(begin)

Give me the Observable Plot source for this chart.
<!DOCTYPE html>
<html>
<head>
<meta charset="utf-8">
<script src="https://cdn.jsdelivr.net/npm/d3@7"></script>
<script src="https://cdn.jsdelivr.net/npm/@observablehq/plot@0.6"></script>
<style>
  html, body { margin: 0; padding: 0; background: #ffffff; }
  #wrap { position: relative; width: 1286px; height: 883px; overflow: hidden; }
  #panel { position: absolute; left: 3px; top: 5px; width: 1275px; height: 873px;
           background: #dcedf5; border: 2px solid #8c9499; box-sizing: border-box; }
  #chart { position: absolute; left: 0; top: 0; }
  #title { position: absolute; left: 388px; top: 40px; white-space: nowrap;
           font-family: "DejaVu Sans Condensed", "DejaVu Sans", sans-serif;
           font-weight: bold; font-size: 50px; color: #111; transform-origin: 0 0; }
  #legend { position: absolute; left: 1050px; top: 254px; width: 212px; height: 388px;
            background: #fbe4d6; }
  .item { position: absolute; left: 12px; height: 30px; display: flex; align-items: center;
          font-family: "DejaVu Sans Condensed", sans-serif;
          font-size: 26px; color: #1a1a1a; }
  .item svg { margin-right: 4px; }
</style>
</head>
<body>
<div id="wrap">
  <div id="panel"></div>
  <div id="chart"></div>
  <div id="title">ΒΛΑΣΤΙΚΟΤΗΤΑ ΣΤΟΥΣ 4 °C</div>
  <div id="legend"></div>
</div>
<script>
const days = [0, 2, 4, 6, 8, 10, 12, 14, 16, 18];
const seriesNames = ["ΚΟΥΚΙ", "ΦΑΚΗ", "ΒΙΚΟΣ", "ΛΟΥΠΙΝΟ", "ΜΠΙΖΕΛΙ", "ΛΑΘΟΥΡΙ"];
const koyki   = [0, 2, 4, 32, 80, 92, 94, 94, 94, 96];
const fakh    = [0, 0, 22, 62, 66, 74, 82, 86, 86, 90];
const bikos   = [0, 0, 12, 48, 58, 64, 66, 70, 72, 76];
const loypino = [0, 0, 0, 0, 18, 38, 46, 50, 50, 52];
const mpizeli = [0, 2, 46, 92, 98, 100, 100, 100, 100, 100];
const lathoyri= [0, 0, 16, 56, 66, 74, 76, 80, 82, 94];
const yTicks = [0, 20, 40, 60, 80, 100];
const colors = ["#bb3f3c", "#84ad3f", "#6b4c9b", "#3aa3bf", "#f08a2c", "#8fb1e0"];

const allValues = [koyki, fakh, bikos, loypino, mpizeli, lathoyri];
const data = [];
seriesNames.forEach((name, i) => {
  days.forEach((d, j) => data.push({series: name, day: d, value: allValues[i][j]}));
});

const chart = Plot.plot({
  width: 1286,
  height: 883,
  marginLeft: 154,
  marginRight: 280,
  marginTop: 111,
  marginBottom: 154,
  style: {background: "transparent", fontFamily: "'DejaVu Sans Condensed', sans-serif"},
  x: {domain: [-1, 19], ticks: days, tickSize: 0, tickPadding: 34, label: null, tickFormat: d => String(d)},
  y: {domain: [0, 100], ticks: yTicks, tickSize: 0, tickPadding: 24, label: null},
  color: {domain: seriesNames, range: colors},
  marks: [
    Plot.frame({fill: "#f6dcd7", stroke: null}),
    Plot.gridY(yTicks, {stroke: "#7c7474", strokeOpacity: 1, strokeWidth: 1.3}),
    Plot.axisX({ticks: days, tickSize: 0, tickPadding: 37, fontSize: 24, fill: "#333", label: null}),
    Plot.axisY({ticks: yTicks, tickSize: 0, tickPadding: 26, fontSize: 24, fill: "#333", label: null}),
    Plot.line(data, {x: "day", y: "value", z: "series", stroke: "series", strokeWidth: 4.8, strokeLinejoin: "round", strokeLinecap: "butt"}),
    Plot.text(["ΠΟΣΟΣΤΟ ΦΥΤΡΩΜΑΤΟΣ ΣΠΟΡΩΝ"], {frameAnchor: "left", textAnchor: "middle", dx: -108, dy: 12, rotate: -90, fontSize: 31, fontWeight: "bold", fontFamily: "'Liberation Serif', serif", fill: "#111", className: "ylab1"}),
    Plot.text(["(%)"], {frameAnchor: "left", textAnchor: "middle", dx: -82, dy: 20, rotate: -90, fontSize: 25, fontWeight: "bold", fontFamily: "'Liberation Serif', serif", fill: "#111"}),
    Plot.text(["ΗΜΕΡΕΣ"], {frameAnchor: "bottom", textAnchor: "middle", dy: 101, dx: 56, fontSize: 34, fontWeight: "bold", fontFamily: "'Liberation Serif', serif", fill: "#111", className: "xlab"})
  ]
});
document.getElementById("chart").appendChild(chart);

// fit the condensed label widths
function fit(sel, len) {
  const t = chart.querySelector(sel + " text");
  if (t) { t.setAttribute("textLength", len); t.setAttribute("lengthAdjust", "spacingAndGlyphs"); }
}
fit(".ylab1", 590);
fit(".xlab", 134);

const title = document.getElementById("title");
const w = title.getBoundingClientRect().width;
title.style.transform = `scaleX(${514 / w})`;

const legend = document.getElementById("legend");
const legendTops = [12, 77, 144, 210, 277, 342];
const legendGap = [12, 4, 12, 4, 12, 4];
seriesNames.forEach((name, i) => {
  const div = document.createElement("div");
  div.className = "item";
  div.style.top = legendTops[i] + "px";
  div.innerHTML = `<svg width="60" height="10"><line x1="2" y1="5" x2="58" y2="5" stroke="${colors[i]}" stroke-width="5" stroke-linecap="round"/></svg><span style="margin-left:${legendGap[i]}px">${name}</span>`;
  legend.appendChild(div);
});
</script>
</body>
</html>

(end)
(begin)

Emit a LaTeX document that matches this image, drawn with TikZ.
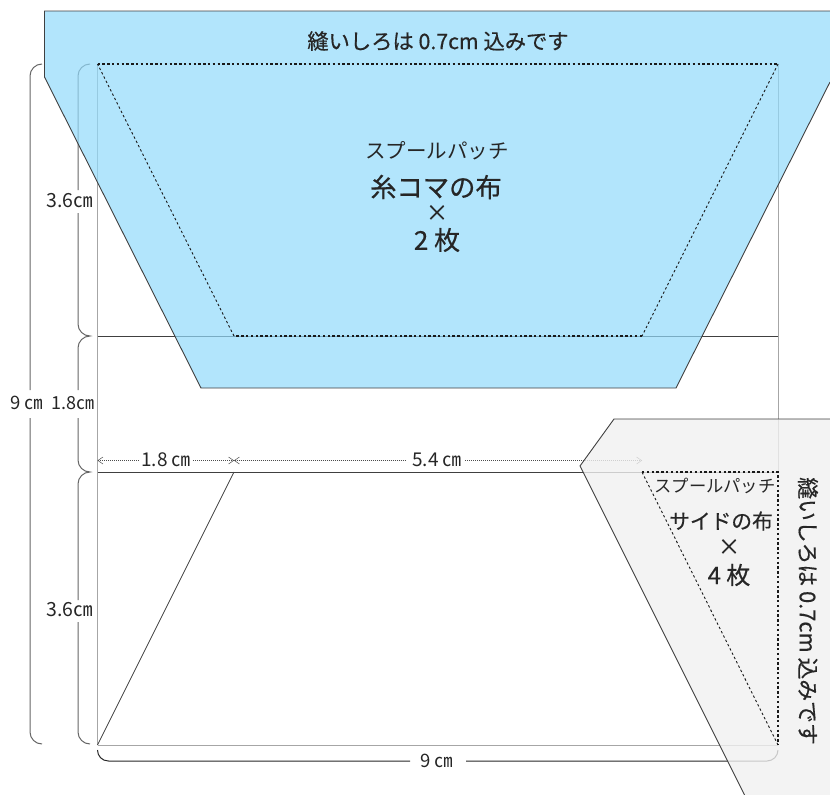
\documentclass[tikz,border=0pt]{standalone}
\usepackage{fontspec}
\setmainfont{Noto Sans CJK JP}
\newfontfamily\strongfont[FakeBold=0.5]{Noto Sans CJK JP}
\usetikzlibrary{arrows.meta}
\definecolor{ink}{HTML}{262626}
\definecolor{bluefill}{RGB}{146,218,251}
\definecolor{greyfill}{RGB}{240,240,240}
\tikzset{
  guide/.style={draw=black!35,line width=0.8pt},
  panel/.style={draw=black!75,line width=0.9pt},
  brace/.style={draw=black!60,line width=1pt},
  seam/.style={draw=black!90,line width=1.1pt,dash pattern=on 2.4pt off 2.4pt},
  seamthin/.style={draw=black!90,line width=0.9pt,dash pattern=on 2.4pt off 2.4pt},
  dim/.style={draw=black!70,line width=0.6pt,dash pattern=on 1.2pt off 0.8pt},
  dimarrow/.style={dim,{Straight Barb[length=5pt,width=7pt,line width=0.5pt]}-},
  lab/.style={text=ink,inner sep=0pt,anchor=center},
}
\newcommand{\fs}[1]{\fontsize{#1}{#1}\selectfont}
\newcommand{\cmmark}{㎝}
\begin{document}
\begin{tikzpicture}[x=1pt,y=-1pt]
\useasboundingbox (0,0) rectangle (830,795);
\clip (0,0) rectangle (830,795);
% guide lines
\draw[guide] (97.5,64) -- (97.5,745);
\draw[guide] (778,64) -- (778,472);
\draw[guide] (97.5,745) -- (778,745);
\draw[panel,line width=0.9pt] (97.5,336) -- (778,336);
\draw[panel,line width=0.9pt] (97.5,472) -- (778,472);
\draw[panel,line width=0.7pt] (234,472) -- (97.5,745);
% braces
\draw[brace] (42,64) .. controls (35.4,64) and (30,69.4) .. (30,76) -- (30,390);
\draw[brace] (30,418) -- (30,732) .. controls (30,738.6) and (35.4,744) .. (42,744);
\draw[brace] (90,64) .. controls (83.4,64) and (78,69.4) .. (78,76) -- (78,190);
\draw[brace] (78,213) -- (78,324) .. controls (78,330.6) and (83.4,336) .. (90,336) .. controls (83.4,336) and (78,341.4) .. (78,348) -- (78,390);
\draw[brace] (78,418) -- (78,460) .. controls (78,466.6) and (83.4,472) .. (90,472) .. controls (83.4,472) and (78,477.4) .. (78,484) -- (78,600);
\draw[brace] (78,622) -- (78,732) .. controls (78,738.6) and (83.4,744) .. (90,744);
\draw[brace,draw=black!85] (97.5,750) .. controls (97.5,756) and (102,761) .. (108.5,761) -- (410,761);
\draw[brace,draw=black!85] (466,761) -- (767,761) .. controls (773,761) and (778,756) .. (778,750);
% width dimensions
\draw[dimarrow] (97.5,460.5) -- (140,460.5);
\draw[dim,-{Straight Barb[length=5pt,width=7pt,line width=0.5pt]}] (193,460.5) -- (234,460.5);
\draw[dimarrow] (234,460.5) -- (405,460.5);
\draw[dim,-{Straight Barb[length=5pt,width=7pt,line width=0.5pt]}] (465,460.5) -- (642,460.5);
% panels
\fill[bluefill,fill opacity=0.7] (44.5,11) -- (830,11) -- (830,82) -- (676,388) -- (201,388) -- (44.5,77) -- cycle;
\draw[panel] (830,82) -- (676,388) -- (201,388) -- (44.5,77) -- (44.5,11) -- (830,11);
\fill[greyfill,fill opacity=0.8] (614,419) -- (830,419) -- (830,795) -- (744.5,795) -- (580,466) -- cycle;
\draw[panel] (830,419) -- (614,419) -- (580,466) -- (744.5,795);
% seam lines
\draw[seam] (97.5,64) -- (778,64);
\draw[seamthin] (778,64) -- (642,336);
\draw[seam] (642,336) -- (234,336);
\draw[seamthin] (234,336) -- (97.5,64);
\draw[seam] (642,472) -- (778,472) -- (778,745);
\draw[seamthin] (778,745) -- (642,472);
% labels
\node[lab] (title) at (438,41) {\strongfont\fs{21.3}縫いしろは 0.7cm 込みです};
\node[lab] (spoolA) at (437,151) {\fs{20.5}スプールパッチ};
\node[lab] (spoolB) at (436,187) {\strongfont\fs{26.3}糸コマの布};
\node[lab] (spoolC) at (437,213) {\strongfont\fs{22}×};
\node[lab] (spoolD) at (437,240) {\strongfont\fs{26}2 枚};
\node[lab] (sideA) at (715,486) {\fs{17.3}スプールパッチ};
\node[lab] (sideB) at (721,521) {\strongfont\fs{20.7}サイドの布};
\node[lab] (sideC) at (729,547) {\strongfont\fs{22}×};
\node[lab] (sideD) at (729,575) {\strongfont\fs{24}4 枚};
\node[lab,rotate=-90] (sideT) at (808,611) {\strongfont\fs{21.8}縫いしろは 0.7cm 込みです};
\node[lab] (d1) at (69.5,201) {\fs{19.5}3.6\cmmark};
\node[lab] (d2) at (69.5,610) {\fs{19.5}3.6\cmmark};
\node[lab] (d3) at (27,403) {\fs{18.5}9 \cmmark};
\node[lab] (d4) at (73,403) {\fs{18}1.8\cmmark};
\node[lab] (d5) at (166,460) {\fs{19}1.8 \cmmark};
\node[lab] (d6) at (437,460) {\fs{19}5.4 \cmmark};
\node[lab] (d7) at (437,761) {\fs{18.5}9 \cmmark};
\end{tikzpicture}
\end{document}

(end)

[Task prompt] Show all lines from the data above in which the word "chart" appears.

[Solution for this task]
Give me the Observable Plot source for this chart.
  #chart { position: absolute; left: 0; top: 0; }
  <div id="chart"></div>
const chart = Plot.plot({
document.getElementById("chart").appendChild(chart);
  const t = chart.querySelector(sel + " text");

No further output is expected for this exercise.